Gas turbine engines are complex pieces of machinery which, generally speaking, have a compressor to compress and direct air to a combustor, where the air is then mixed with a fuel and ignited, and the resulting combustion gases are then passed through a turbine. To capture the moving air and turn same into rotational energy, the compressor and turbine have a plurality of airfoils in the form of radially outwardly extending blades, and radially inwardly extending vanes.
As engine designs have evolved, the materials from which those airfoils are manufactured, as well as their shape and curvature have become increasingly important. Not only must the airfoils be strong, but they must be able to withstand extreme temperature ranges and be as light weight as possible. They must also be aerodynamically smooth. In order to achieve such an aerodynamic surface, airfoils are typically processed through a vibratory media finishing procedure, such as a drag finishing procedure, to polish and remove metals from the surface of the airfoils. In particular, the a cluster of airfoils is often held by spindles or arms of a drag finishing mechanism and driven and/or spun through a bath of abrasive media at a rate sufficient to provide a finished surface thereon.
Current finishing processes, however, often result in inconsistent finishes among the airfoils, where the airfoils located at the outermost ends of the cluster exhibit a significantly higher rate of wear than the inner airfoils. This is due to the substantially free stream of abrasive media passing at the outermost ends of the cluster, in contrast to the more restricted stream of media passing through the inner airfoils of the cluster.
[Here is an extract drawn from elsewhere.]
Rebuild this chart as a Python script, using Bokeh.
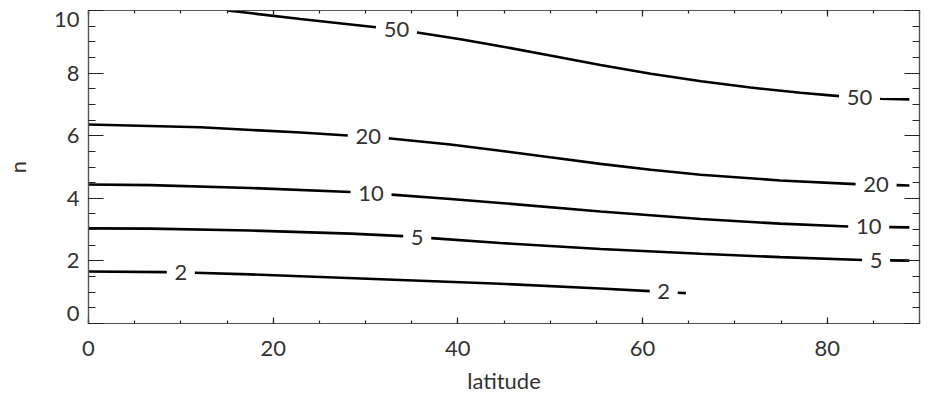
import numpy as np
from bokeh.plotting import figure
from bokeh.models import LinearAxis, SingleIntervalTicker, FixedTicker, Range1d
from bokeh.core.properties import value
from bokeh.embed import file_html
from bokeh.resources import INLINE

# Contour levels and their traced paths (latitude in degrees, n)
levels = [2, 5, 10, 20, 50]

lat_2 = [0.0, 8.3, 11.4, 17.5, 23.0, 33.8, 44.6, 55.45, 61.1, 64.7]
n_2 = [1.66, 1.64, 1.62, 1.57, 1.51, 1.39, 1.27, 1.12, 1.03, 0.97]

lat_5 = [0.0, 6.7, 17.5, 28.4, 34.1, 37.0, 44.6, 55.45, 66.3, 74.9, 83.9, 88.9]
n_5 = [3.04, 3.03, 2.97, 2.87, 2.79, 2.73, 2.57, 2.38, 2.23, 2.12, 2.03, 2.01]

lat_10 = [0.0, 6.7, 17.5, 28.4, 32.7, 39.2, 44.6, 55.45, 66.3, 74.9, 82.3, 88.9]
n_10 = [4.44, 4.42, 4.33, 4.20, 4.12, 3.98, 3.85, 3.58, 3.34, 3.19, 3.10, 3.07]

lat_20 = [0.0, 12.1, 23.0, 28.4, 32.7, 39.2, 44.6, 50.0, 55.45, 60.9, 66.3, 74.9, 83.3, 88.9]
n_20 = [6.36, 6.27, 6.10, 6.00, 5.91, 5.72, 5.52, 5.31, 5.10, 4.91, 4.75, 4.57, 4.45, 4.41]

lat_50 = [15.05, 22.96, 31.3, 35.6, 40.3, 44.6, 50.0, 55.45, 60.9, 66.35, 71.7, 77.1, 81.4, 85.8, 88.9]
n_50 = [10.0, 9.73, 9.46, 9.30, 9.08, 8.86, 8.56, 8.26, 7.98, 7.74, 7.54, 7.37, 7.26, 7.18, 7.16]

# Latitudes at which each contour carries its level label
label_lat_2 = [10.0, 62.3]
label_lat_5 = [35.6, 85.3]
label_lat_10 = [30.6, 84.5]
label_lat_20 = [30.3, 85.3]
label_lat_50 = [33.35, 83.5]

x_ticks = [0, 20, 40, 60, 80]
y_ticks = [0, 2, 4, 6, 8, 10]

contours = [
    (2, lat_2, n_2, label_lat_2),
    (5, lat_5, n_5, label_lat_5),
    (10, lat_10, n_10, label_lat_10),
    (20, lat_20, n_20, label_lat_20),
    (50, lat_50, n_50, label_lat_50),
]

FONT = "Lato"
TEXT_COLOR = "#333333"
FRAME_COLOR = "#555555"
FONT_SIZE = "22px"

W, H = 932, 398
BORDER_L, BORDER_R, BORDER_T, BORDER_B = 88, 13, 10, 75
Y_MIN, Y_MAX = 0, 10

p = figure(
    width=W, height=H,
    x_range=Range1d(0, 90), y_range=Range1d(Y_MIN, Y_MAX),
    output_backend="svg", toolbar_location=None,
    min_border_left=BORDER_L, min_border_right=BORDER_R,
    min_border_top=BORDER_T, min_border_bottom=BORDER_B,
    background_fill_color="white", border_fill_color="white",
)
p.grid.visible = False
p.outline_line_color = FRAME_COLOR
p.outline_line_width = 1.2

# Pixel scales of the plot frame
px_per_deg = (W - BORDER_L - BORDER_R) / 90.0
px_per_n = (H - BORDER_T - BORDER_B) / (Y_MAX - Y_MIN)


def split_at_labels(lat, n, centers, texts):
    lat = np.asarray(lat, dtype=float)
    n = np.asarray(n, dtype=float)
    edges = [lat[0]]
    for c, t in sorted(zip(centers, texts)):
        half = (6.5 * len(t) + 7.5) / px_per_deg
        edges += [c - half, c + half]
    edges.append(lat[-1])
    xs, ys = [], []
    for a, b in zip(edges[0::2], edges[1::2]):
        b = min(b, lat[-1])
        if b <= a:
            continue
        inner = lat[(lat > a) & (lat < b)]
        px = np.concatenate([[a], inner, [b]])
        xs.append(px.tolist())
        ys.append(np.interp(px, lat, n).tolist())
    return xs, ys


for level, lat, n, lab_lat in contours:
    texts = [str(level)] * len(lab_lat)
    xs, ys = split_at_labels(lat, n, lab_lat, texts)
    p.multi_line(xs, ys, line_color="black", line_width=2.6)
    lab_n = np.interp(lab_lat, lat, n)
    p.text(x=list(lab_lat), y=list(lab_n), text=texts,
           text_align="center", text_baseline="middle",
           text_font=value(FONT), text_font_size=FONT_SIZE, text_color=TEXT_COLOR)


def style_axis(ax, tick_len):
    ax.axis_line_color = FRAME_COLOR
    ax.axis_line_width = 1.2
    ax.major_tick_line_color = "#222222"
    ax.minor_tick_line_color = "#222222"
    ax.major_tick_line_width = 1.2
    ax.minor_tick_line_width = 1.2
    ax.major_tick_in = tick_len
    ax.major_tick_out = 0
    ax.minor_tick_in = tick_len // 2
    ax.minor_tick_out = 0
    ax.major_label_text_font = FONT
    ax.major_label_text_color = TEXT_COLOR
    ax.major_label_text_font_size = FONT_SIZE
    ax.axis_label_text_font = FONT
    ax.axis_label_text_color = TEXT_COLOR
    ax.axis_label_text_font_size = FONT_SIZE
    ax.axis_label_text_font_style = "normal"


def hide_labels(ax):
    ax.major_label_text_color = None
    ax.major_label_text_font_size = "1px"
    ax.major_label_standoff = 0


y_minor = np.arange(Y_MIN, Y_MAX + 0.01, 0.5).tolist()

xa = p.xaxis[0]
xa.ticker = SingleIntervalTicker(interval=20, num_minor_ticks=4)
xa.axis_label = "latitude"
style_axis(xa, 6)
xa.major_label_standoff = 17
xa.axis_label_standoff = 8

# Left side: the first axis draws the tick marks only ...
ya = p.yaxis[0]
ya.ticker = FixedTicker(ticks=y_ticks, minor_ticks=y_minor)
style_axis(ya, 15)
hide_labels(ya)

# ... and a second one carries the numbers, the end ones kept inside the frame
label_pos = [float(v) for v in y_ticks]
label_pos[0] += 10 / px_per_n
label_pos[-1] -= 9 / px_per_n
ylab = LinearAxis(
    ticker=FixedTicker(ticks=label_pos, minor_ticks=[]),
    major_label_overrides={pos: str(v) for pos, v in zip(label_pos, y_ticks)},
    axis_label="n",
)
style_axis(ylab, 0)
ylab.axis_line_color = None
ylab.major_tick_line_color = None
ylab.minor_tick_line_color = None
ylab.major_label_standoff = 9
ylab.axis_label_standoff = 20
p.add_layout(ylab, "left")

top = LinearAxis(ticker=SingleIntervalTicker(interval=20, num_minor_ticks=4))
style_axis(top, 6)
hide_labels(top)
p.add_layout(top, "above")

right = LinearAxis(ticker=FixedTicker(ticks=y_ticks, minor_ticks=y_minor))
style_axis(right, 15)
hide_labels(right)
p.add_layout(right, "right")

open("out.html", "w").write(file_html(p, INLINE))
Such inconsistencies not only cause significant losses in engine efficiency and performance, but also weaken the integrity of the outermost airfoils making them more prone to damage over time. Accordingly, there is a need to provide improved and more consistent apparatus and method for media finishing sensitive metals, such as airfoils. The present disclosure aims to overcome one or more of the deficiencies set forth above.
In one aspect of the present disclosure, fixture for coupling a stator cluster having a plurality of airfoils to a media finishing mechanism is provided. The fixture may include a base having a first end and a second end, a receptacle disposed on the base and configured to receive the stator cluster, and at least one mock airfoil disposed at each of the first and second ends of the base in alignment with the airfoils of the stator cluster.
In a refinement, the receptacle may include a radial curvature corresponding to a radial curvature of the stator cluster, and each of the mock airfoils may include an axial curvature corresponding to an axial curvature of each of the airfoils of the stator cluster.
In another refinement, each mock airfoil may be sized and configured corresponding to a size and configuration of each airfoil of the stator cluster. The mock airfoils may be configured to reduce a wear rate of the endmost airfoils.
In another refinement, the base may include more than one mock airfoil on each end thereof. Each mock airfoil may have a thickness which approximates a thickness of each airfoil.
In another refinement, the base may include one mock airfoil on each end thereof. Each mock airfoil may have a thickness that is greater than a thickness of each airfoil.
In yet another refinement, the base may be attachable to a drag finishing mechanism.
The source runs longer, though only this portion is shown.